--- begin Record extracts ---
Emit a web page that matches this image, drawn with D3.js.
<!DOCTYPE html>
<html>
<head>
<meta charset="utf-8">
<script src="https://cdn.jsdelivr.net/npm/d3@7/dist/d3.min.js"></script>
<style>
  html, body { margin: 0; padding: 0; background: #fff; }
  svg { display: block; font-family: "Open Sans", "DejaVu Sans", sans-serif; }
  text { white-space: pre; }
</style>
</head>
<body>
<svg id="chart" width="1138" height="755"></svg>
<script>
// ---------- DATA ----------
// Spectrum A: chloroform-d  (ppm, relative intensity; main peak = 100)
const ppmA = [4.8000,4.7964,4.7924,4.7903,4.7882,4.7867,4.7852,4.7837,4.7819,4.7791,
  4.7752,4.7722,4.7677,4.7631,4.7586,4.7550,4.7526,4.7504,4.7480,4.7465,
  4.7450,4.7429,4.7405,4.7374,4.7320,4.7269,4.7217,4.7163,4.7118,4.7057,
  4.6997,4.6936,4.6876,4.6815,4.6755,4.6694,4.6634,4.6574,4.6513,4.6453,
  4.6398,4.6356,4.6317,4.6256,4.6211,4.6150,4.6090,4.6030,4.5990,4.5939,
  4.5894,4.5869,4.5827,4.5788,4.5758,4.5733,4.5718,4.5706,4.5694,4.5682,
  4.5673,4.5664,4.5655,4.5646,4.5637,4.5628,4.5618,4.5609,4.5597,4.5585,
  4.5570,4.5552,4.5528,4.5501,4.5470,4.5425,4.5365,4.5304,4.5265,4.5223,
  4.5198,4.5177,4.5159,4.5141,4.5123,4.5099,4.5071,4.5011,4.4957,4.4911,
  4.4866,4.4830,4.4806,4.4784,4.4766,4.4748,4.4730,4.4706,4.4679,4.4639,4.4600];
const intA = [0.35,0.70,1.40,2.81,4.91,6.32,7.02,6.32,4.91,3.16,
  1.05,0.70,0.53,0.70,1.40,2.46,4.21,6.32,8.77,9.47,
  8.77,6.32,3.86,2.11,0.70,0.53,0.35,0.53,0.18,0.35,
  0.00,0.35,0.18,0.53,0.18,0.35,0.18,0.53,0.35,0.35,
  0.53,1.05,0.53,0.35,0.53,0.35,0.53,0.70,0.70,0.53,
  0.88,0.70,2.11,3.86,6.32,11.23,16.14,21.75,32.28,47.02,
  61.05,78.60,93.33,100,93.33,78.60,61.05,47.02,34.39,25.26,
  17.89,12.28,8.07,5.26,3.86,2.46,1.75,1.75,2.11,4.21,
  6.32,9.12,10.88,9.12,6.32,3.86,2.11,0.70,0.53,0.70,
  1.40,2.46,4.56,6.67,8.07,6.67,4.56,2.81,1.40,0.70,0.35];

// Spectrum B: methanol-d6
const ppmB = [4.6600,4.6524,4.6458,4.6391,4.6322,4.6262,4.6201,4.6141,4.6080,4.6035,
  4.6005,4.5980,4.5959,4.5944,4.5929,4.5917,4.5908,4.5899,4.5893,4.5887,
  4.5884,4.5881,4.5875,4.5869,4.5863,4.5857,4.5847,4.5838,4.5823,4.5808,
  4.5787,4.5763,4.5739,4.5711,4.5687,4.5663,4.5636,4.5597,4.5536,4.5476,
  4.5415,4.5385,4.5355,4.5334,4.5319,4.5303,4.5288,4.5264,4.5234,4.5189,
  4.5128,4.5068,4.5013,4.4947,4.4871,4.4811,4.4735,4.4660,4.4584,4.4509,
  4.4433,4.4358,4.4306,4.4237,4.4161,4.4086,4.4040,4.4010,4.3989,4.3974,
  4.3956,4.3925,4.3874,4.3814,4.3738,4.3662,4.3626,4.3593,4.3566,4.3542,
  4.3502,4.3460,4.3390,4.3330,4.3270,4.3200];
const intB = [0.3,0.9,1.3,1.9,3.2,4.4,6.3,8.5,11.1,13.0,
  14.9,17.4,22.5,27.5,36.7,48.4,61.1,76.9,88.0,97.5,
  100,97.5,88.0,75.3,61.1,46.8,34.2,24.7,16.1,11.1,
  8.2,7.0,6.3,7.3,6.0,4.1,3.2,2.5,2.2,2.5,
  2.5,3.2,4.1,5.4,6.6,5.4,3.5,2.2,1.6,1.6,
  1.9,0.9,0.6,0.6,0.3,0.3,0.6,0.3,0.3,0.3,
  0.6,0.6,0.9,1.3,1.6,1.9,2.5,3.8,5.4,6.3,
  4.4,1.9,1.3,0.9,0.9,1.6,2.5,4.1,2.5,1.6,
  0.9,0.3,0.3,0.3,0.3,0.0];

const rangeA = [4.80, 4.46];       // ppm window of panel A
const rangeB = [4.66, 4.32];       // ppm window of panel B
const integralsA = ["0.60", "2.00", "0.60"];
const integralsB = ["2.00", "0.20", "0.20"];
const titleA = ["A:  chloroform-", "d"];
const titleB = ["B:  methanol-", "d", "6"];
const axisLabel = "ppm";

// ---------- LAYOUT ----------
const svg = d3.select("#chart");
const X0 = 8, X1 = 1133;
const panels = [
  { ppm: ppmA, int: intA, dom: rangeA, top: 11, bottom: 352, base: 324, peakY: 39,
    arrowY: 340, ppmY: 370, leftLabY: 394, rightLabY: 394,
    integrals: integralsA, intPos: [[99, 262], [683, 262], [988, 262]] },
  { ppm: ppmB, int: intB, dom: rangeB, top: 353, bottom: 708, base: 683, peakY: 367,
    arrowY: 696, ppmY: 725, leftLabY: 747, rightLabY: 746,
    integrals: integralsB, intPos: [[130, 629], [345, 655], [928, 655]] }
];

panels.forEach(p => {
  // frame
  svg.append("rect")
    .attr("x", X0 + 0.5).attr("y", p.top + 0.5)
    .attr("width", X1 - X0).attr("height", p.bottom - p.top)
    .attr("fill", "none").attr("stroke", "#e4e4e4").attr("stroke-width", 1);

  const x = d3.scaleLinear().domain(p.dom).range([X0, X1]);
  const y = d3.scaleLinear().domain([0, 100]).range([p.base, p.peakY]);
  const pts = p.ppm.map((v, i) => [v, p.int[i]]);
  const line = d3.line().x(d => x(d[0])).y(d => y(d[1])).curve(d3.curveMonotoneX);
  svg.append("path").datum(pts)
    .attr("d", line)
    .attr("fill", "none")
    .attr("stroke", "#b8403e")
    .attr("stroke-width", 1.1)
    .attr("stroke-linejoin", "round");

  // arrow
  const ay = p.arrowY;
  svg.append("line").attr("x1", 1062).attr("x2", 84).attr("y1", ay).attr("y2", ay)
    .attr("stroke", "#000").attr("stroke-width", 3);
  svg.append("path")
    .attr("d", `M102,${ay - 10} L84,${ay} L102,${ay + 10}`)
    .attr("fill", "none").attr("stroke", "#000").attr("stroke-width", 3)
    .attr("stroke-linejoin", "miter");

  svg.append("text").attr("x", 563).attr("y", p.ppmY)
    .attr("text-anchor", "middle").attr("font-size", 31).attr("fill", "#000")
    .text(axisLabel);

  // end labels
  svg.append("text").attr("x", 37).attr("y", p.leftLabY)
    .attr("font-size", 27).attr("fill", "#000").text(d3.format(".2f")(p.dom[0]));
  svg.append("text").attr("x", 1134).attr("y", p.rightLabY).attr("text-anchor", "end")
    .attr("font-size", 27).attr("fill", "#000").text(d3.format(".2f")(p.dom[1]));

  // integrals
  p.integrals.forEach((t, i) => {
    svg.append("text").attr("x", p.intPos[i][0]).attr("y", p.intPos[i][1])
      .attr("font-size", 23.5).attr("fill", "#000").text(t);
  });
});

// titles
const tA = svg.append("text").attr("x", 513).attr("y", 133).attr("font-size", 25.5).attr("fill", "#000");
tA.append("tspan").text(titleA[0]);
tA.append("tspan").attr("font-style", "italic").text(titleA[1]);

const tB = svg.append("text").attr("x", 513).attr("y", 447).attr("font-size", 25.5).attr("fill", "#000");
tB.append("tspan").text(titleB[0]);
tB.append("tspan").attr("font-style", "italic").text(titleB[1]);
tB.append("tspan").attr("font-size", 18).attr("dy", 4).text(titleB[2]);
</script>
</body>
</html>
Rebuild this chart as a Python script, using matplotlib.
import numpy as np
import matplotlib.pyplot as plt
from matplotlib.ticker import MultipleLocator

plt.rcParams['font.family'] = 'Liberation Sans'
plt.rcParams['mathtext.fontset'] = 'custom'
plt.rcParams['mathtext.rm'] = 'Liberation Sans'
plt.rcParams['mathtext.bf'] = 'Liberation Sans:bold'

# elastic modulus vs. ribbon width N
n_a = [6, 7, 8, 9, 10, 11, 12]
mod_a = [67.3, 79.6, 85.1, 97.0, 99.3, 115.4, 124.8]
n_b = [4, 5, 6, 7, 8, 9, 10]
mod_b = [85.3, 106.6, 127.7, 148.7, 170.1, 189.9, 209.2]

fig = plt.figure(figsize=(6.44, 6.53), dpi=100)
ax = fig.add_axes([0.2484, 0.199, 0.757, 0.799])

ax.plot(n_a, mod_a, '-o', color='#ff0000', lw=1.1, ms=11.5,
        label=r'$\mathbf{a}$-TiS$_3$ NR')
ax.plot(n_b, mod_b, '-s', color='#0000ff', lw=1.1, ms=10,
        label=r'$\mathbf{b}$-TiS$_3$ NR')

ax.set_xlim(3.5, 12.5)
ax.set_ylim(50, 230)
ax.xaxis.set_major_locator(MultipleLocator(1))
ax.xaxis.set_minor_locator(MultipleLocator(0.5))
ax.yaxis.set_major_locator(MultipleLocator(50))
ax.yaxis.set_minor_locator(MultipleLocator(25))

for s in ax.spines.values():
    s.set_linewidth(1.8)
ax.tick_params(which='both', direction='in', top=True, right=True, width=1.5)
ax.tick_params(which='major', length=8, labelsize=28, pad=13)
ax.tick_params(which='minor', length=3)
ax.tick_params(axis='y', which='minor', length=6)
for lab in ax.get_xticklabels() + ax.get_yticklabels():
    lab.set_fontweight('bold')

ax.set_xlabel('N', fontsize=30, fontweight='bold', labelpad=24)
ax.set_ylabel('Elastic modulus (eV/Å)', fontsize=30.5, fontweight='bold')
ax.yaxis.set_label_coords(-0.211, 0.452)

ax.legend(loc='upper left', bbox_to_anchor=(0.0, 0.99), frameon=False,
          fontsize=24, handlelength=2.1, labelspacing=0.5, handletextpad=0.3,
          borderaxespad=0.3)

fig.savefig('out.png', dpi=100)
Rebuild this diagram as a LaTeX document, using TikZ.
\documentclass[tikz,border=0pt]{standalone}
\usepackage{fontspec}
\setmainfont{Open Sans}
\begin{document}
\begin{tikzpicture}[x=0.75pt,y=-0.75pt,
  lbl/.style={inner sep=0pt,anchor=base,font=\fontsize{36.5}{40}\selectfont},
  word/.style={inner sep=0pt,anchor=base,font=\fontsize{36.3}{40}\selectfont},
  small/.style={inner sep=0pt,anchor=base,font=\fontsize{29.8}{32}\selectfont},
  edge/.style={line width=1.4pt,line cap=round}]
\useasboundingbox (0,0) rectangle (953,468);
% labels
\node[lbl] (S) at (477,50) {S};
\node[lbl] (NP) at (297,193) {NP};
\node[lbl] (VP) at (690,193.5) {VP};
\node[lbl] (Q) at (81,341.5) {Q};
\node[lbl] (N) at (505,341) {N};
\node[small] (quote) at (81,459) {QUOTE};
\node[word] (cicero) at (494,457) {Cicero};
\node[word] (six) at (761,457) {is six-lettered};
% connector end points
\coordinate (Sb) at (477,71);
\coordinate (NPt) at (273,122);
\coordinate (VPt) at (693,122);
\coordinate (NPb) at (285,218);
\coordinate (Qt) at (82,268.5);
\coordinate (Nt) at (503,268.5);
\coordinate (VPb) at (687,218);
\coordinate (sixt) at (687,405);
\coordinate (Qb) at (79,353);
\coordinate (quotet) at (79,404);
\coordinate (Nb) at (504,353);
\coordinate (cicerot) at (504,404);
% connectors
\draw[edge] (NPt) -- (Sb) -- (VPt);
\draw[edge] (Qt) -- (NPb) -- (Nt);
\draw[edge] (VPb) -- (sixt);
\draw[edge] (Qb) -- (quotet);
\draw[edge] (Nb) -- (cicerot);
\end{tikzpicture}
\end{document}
--- end Record extracts ---
= Challenge =
Look through the entries and return every line where "using" appears.

= Result =
Rebuild this chart as a Python script, using matplotlib.
Rebuild this diagram as a LaTeX document, using TikZ.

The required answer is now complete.